The challenge centers on something called a viewing graph. Picture a network where each dot represents a camera position and each connecting line represents the mathematical relationship between two cameras, encoded in what's called a fundamental matrix. This matrix captures how points in one image correspond to points in another.

The critical question is whether a viewing graph is solvable. A solvable graph uniquely determines the 3D positions of all cameras up to a single transformation that affects everything equally. An unsolvable graph, by contrast, allows multiple different camera configurations that all produce the same mathematical relationships. That ambiguity makes reconstruction impossible.

Previous work could classify some graphs as solvable or unsolvable, but many cases remained undecided. The difficulty stems from the mathematics involved. Earlier approaches required solving systems of polynomial equations with huge numbers of unknowns, making computation prohibitively expensive for all but the simplest cases.

A Breakthrough Through Cycle Consistency

The researchers found a way to dramatically reduce the complexity of the problem by exploiting a property called cycle consistency. The key insight is that when you follow a loop through the viewing graph, applying transformations along each edge, you should end up back where you started. That constraint turns out to be surprisingly powerful.

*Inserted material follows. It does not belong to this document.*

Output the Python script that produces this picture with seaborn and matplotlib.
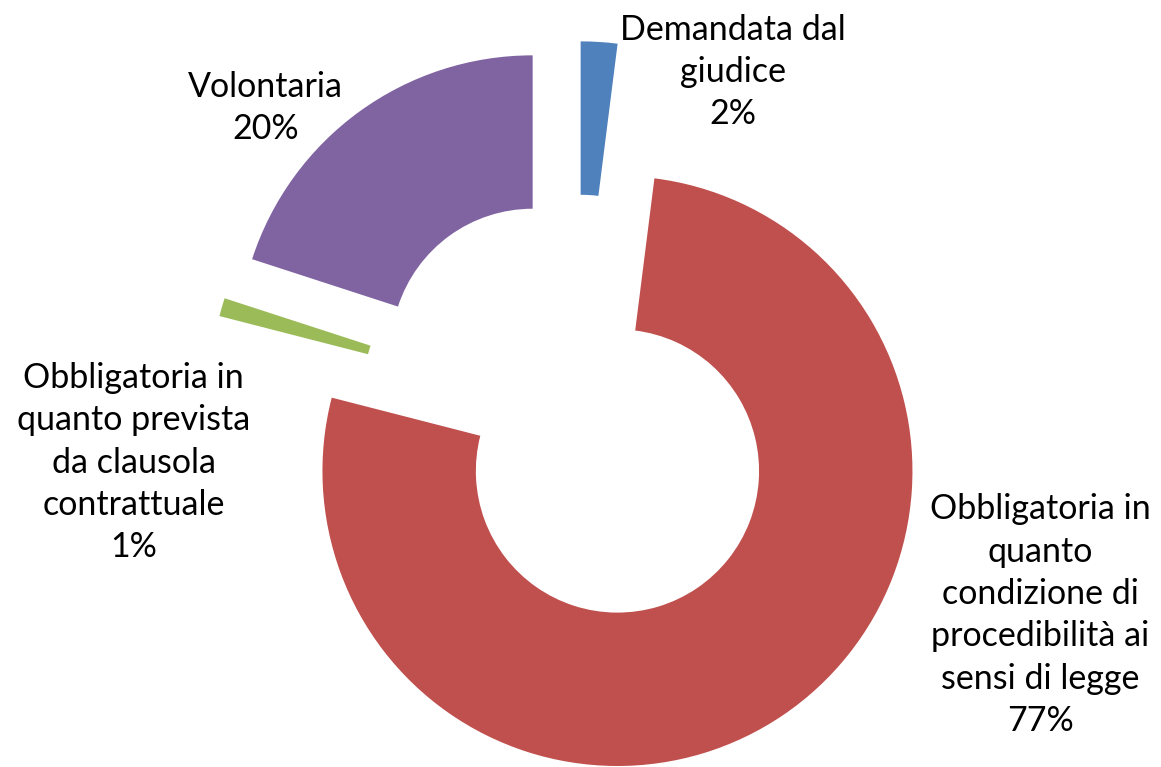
import numpy as np
import seaborn as sns
import matplotlib.pyplot as plt

# ===== data =====
categories = [
    "Demandata dal\ngiudice",
    "Obbligatoria in\nquanto\ncondizione di\nprocedibilità ai\nsensi di legge",
    "Obbligatoria in\nquanto prevista\nda clausola\ncontrattuale",
    "Volontaria",
]
shares = [2, 77, 1, 20]
colors = ["#4F81BD", "#C0504D", "#9BBB59", "#8064A2"]

# label centres in axes fraction (x, y)
label_pos = [(0.631, 0.906), (0.896, 0.198), (0.115, 0.397), (0.229, 0.859)]

sns.set_theme(style="white")
plt.rcParams['font.family'] = ['Lato', 'DejaVu Sans']

fig = plt.figure(figsize=(11.61, 7.67), dpi=100)
ax = fig.add_axes([0, 0, 1, 1])

ax.pie(
    shares,
    colors=colors,
    startangle=90,
    counterclock=False,
    explode=[0.25] * len(shares),
    wedgeprops=dict(width=0.52, linewidth=0),
)

# scale: 1 data unit = 295 px, centre at pixel (576, 410)
ax.set_xlim(-576 / 295, (1161 - 576) / 295)
ax.set_ylim((410 - 767) / 295, 410 / 295)
ax.set_aspect('equal')
ax.axis('off')

for cat, val, (x, y) in zip(categories, shares, label_pos):
    ax.text(x, y, f"{cat}\n{val}%", transform=ax.transAxes,
            ha='center', va='center', fontsize=24.5, color='black',
            linespacing=1.4)

plt.savefig("out.png", dpi=100)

They reformulated the problem using the line graph, a mathematical structure where each vertex represents an edge from the original viewing graph. Two vertices in the line graph connect if their corresponding edges share a camera in the original graph. This shift in perspective revealed hidden structure in the problem.

The reformulation cuts the number of unknowns substantially. Where previous methods dealt with 16 unknowns for each camera plus 5 unknowns for each pair of cameras, the new approach reduces this to just 4 unknowns per camera pair plus one scale factor per cycle in the graph. For a typical graph, this represents a massive reduction in computational burden.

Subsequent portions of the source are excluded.